I find it a bit difficult to say where the Octatrack sits compared to other gear. In many respects, there is nothing like it. You're buying the workflow as well as hardware. However, that workflow comes at a somewhat steep, but not insurmountable learning curve, and you feel like you get faster as you learn it, because it is built around fairly practical key combinations, and if you spend any time with Elektron gear, you'll be happy to find that most of these things are universal among their gear, but I digress.

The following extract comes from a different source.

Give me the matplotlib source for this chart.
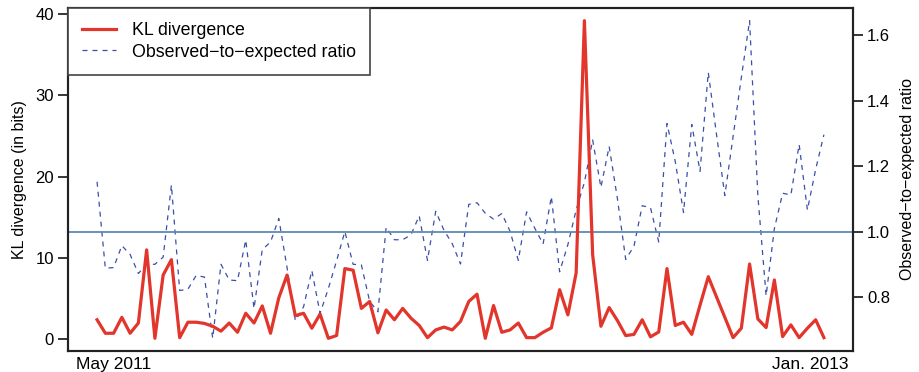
import numpy as np
import matplotlib
matplotlib.use("Agg")
import matplotlib.pyplot as plt

plt.rcParams['font.family'] = ['Liberation Sans', 'DejaVu Sans']

# weekly values
kl = [2.4, 0.74, 0.74, 2.7, 0.74, 2.0, 11.0, 0.12, 7.9, 9.8,
      0.2, 2.1, 2.1, 1.95, 1.6, 1.0, 2.0, 0.86, 3.2, 2.0,
      4.1, 0.74, 5.1, 7.9, 2.9, 3.2, 1.36, 3.1, 0.12, 0.46,
      8.7, 8.5, 3.8, 4.65, 0.8, 3.6, 2.4, 3.8, 2.6, 1.7,
      0.2, 1.15, 1.5, 1.15, 2.2, 4.65, 5.55, 0.12, 4.15, 0.86,
      1.15, 2.0, 0.2, 0.2, 0.86, 1.4, 6.1, 3.0, 8.15, 39.2,
      10.4, 1.6, 3.9, 2.3, 0.45, 0.6, 2.4, 0.3, 0.9, 8.7,
      1.7, 2.1, 0.6, 4.2, 7.7, 5.2, 2.7, 0.2, 1.36, 9.26,
      2.5, 1.44, 7.3, 0.33, 1.77, 0.2, 1.36, 2.4, 0.2]

ratio = [1.152, 0.888, 0.89, 0.957, 0.93, 0.872, 0.90, 0.90, 0.922, 1.142,
         0.82, 0.824, 0.866, 0.861, 0.674, 0.90, 0.852, 0.85, 0.974, 0.765,
         0.945, 0.968, 1.04, 0.89, 0.728, 0.77, 0.881, 0.75, 0.826, 0.911,
         1.0, 0.90, 0.898, 0.787, 0.755, 1.013, 0.975, 0.975, 0.99, 1.048,
         0.912, 1.062, 1.004, 0.963, 0.901, 1.083, 1.088, 1.056, 1.038, 1.055,
         1.001, 0.912, 1.06, 1.01, 0.962, 1.107, 0.877, 0.96, 1.066, 1.15,
         1.28, 1.135, 1.26, 1.10, 0.915, 0.955, 1.079, 1.073, 0.968, 1.33,
         1.214, 1.058, 1.327, 1.184, 1.486, 1.296, 1.11, 1.29, 1.47, 1.644,
         1.11, 0.804, 1.009, 1.117, 1.112, 1.266, 1.066, 1.19, 1.296]

week = np.arange(1, len(kl) + 1)
xtick_pos = [3, 87.3]
xtick_lab = ["May 2011", "Jan. 2013"]
left_ticks = [0, 10, 20, 30, 40]
right_ticks = [0.8, 1.0, 1.2, 1.4, 1.6]

fig = plt.figure(figsize=(9.19, 3.72), dpi=100)
ax = fig.add_axes([68/919, 21/372, (853-68)/919, (351-8)/372])
ax2 = ax.twinx()

red, blue = "#E2352B", "#3B4FA8"

l2, = ax2.plot(week, ratio, color=blue, lw=0.9, ls=(0, (4, 4)))
ax2.axhline(1.0, color="#5D8AB4", lw=1.3)
l1, = ax.plot(week, kl, color=red, lw=2.3)

# red line above the ratio axis
ax.set_zorder(ax2.get_zorder() + 1)
ax.patch.set_visible(False)

ax.margins(x=0.04, y=0.04)
ax2.margins(y=0.04)

ax.set_yticks(left_ticks)
ax2.set_yticks(right_ticks)
ax2.set_yticklabels(["0.8", "1.0", "1.2", "1.4", "1.6"])
ax.set_xticks(xtick_pos)
ax.set_xticklabels(xtick_lab)
ax.tick_params(axis='x', length=0, pad=4, labelsize=12.5)
ax.tick_params(axis='y', length=7, width=1.1, labelsize=12, pad=3)
ax2.tick_params(axis='y', length=7, width=1.1, labelsize=12, pad=3)

for a in (ax, ax2):
    for s in a.spines.values():
        s.set_linewidth(1.5)
        s.set_color("#222222")

ax.set_ylabel("KL divergence (in bits)", fontsize=11.5, labelpad=6)
ax2.set_ylabel("Observed\u2212to\u2212expected ratio", fontsize=11.5, labelpad=7)

leg = ax.legend([l1, l2], ["KL divergence", "Observed\u2212to\u2212expected ratio"],
                loc="upper left", bbox_to_anchor=(0, 1), borderaxespad=0,
                fancybox=False, framealpha=1, edgecolor="#444444",
                fontsize=12.8, handlelength=1.9, handletextpad=0.9,
                labelspacing=0.25, borderpad=0.8)
leg.get_frame().set_linewidth(1.2)

fig.savefig("out.png", dpi=100)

The Octatrack has a decent amount of memory compared to most hardware samplers (though I think in this day and age, they could do at least 512MB) and it doesn't have pressure sensitive pads like the MPC. However, if you are into hiphop or samples weaved into your electronic music of whatever genre and want to work with individual samples as well as slicing loops, it would provide a new take on the old MPC 16 pads I think the effects are pretty good. I like the P-locks. It is a quicker to work with the sample editor on the Octatrack than my Electribe ESX-1. It's also cheaper than a laptop+Maschine, and if you are really into sampling your own stuff, it might be better.

Here are my gripes.

Retrigger tied to the crossfader seems impressive in the demo videos, but IMHO, it gets old quick. It doesn't render the crossfader or retrigger useless, but I found pretty quickly that this was the most oversold feature IMHO. However, I guess I still like it better than Traktor retrigger and Turnado or Glitch retrigger. I just find that a little goes a long way. I find it works best with P-locks because you have more direct control over it, and it's repeatable. P-locks also work relative to the crossfader adjustments, so you get some interesting cross modulation if you do use it that way.

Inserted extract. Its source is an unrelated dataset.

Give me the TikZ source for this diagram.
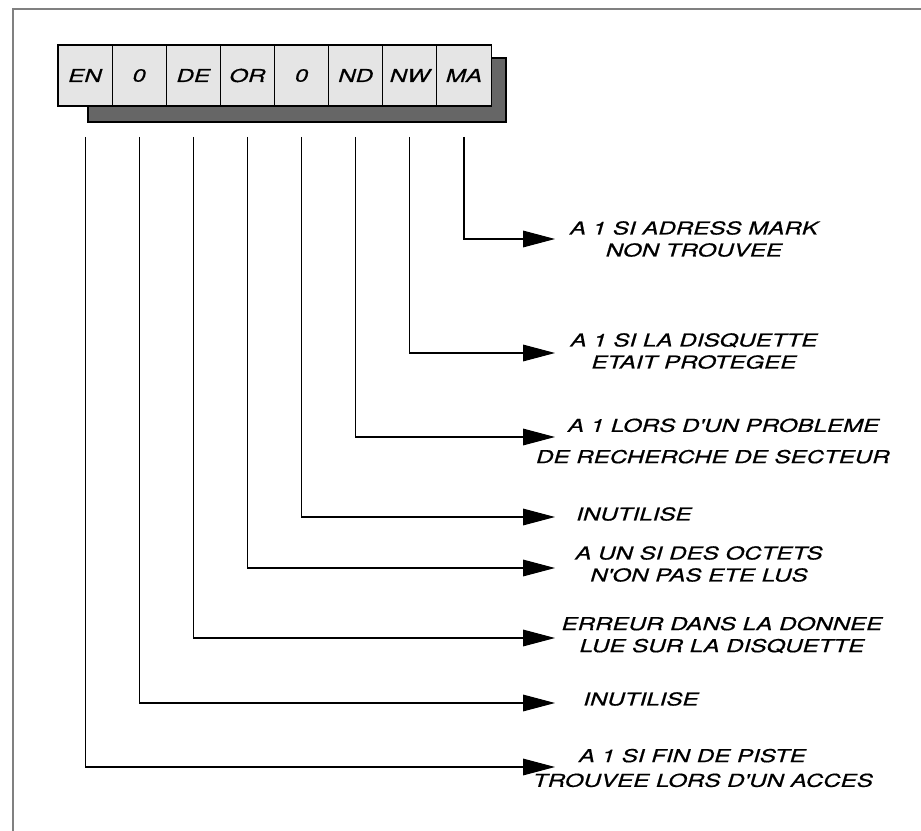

Saving samples is not that easy. I kind of wish they had provided a second USB port for a keyboard so you could type in sample names. I think there is a shortcut way to save everything, but I definitely don't look forward to playing librarian after the fact trying to give samples meaningful names, which would then break any project they were associated with. I prefer to sample with Ableton for organization reasons, but this is a same really, because the Octatrack has a pretty good sampling workflow. Just select a track, set the record settings (for which I wish there was a global default for fade-in, fade-out, etc.) and press and hold the button until you want to stop recording. The sample will be recorded into the recording buffer corresponding to the selected track. You can also make your own custom record pattern that grabs a sample every beat, plays it back, grabs another, plays it back, etc.

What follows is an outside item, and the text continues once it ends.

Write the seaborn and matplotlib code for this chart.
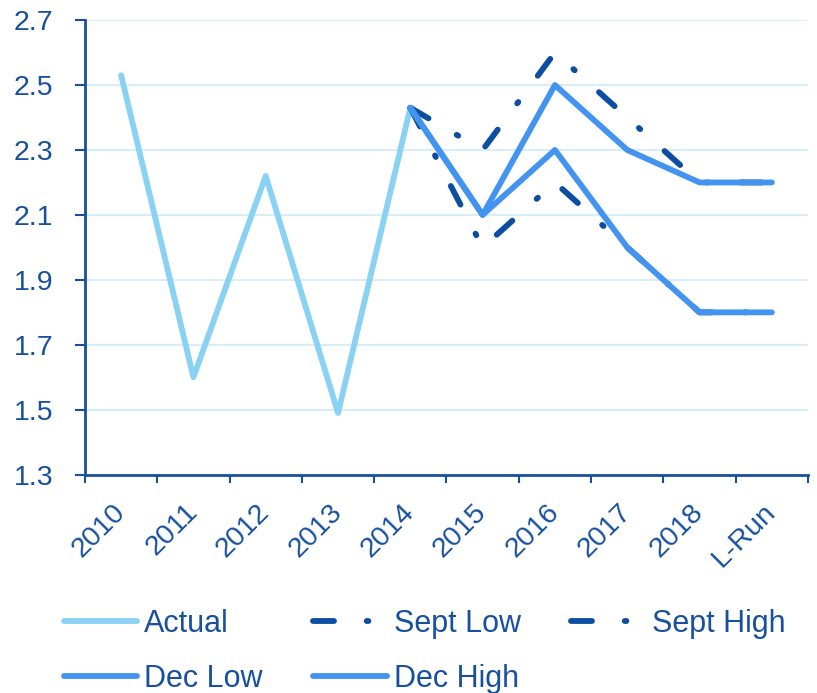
import pandas as pd
import seaborn as sns
import matplotlib.pyplot as plt
from matplotlib.ticker import FixedLocator

TEXT = "#17509E"
sns.set_theme(style="white")
plt.rcParams["font.family"] = ["Liberation Sans", "DejaVu Sans"]
plt.rcParams["text.color"] = TEXT
plt.rcParams["axes.edgecolor"] = TEXT
plt.rcParams["xtick.color"] = TEXT
plt.rcParams["ytick.color"] = TEXT
plt.rcParams["lines.solid_capstyle"] = "round"
plt.rcParams["lines.dash_capstyle"] = "round"

categories = ["2010", "2011", "2012", "2013", "2014", "2015", "2016", "2017", "2018", "L-Run"]
actual = [2.53, 1.60, 2.22, 1.49, 2.43]
sept_low = [2.43, 2.00, 2.20, 2.00, 1.80, 1.80]
sept_high = [2.43, 2.30, 2.60, 2.40, 2.20, 2.20]
dec_low = [2.43, 2.10, 2.30, 2.00, 1.80, 1.80]
dec_high = [2.43, 2.10, 2.50, 2.30, 2.20, 2.20]
y_ticks = [1.3, 1.5, 1.7, 1.9, 2.1, 2.3, 2.5, 2.7]

series = {
    "Actual": (categories[:5], actual),
    "Sept Low": (categories[4:], sept_low),
    "Sept High": (categories[4:], sept_high),
    "Dec Low": (categories[4:], dec_low),
    "Dec High": (categories[4:], dec_high),
}
rows = []
for name, (cats, vals) in series.items():
    for c, v in zip(cats, vals):
        rows.append({"series": name, "pos": categories.index(c), "value": v})
df = pd.DataFrame(rows)

palette = {"Actual": "#8AD2F3", "Sept Low": "#0B4EA2", "Sept High": "#0B4EA2",
           "Dec Low": "#4394F0", "Dec High": "#4394F0"}
dash_dot = (3.6, 5.6, 0.3, 5.6)
dashes = {"Actual": "", "Sept Low": dash_dot, "Sept High": dash_dot,
          "Dec Low": "", "Dec High": ""}

fig = plt.figure(figsize=(8.17, 6.93), dpi=100)
ax = fig.add_axes([0.104, 0.315, 0.885, 0.656])

for name in ["Actual", "Sept Low", "Sept High", "Dec Low", "Dec High"]:
    sub = df[df.series == name]
    sns.lineplot(data=sub, x="pos", y="value", color=palette[name], lw=4.2,
                 ax=ax, label=name, zorder=3)
    line = ax.get_lines()[-1]
    if dashes[name]:
        line.set_dashes(dashes[name])

ax.set_xlim(-0.5, len(categories) - 0.5)
ax.set_ylim(1.3, 2.7)
ax.set_yticks(y_ticks)
ax.set_yticklabels([f"{t:.1f}" for t in y_ticks])
ax.set_xticks(range(len(categories)))
ax.set_xticklabels(categories, rotation=45, ha="right", va="center",
                   rotation_mode="anchor")
ax.xaxis.set_minor_locator(FixedLocator([i - 0.5 for i in range(len(categories) + 1)]))
ax.tick_params(axis="x", which="major", length=0, pad=24, labelsize=20.5)
ax.tick_params(axis="x", which="minor", length=6, width=1.5, color=TEXT, bottom=True)
ax.tick_params(axis="y", length=7, width=1.5, left=True, labelsize=20.5, pad=16)
ax.grid(True, axis="y", color="#CDEBF8", lw=1.2, zorder=0)
for s in ["top", "right"]:
    ax.spines[s].set_visible(False)
for s in ["left", "bottom"]:
    ax.spines[s].set_linewidth(2)
    ax.spines[s].set_color(TEXT)
ax.set_xlabel(None)
ax.set_ylabel(None)

handles, labels = ax.get_legend_handles_labels()
ax.legend_.remove()
order = ["Actual", "Dec Low", "Sept Low", "Dec High", "Sept High"]
idx = [labels.index(o) for o in order]
fig.legend([handles[i] for i in idx], order, loc="upper left",
           bbox_to_anchor=(0.078, 0.121), borderaxespad=0, borderpad=0,
           ncol=3, frameon=False, fontsize=22, handlelength=2.4,
           handletextpad=0.23, columnspacing=1.66, labelspacing=0.81,
           labelcolor=TEXT)

fig.savefig("out.png", dpi=100)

The MIDI sequencing is a bonus, but I've hardly used it. Mainly because I'm still used to sequencing in Ableton. It does have some limitations. You CAN control MIDI CC via knobs and the LFO, which is awesome, but I don't think it will receive MIDI CC and record it to P-Locks, nor does it have a MIDI learn feature, as far as I've seen.

Every sample must be assigned to a slot to be used. Not really a big quibble. Yes, you could theoretically use this entire thing to do a straight up digital DJ gig, but you'd want to get in a habit of preloading your tracks into the slots.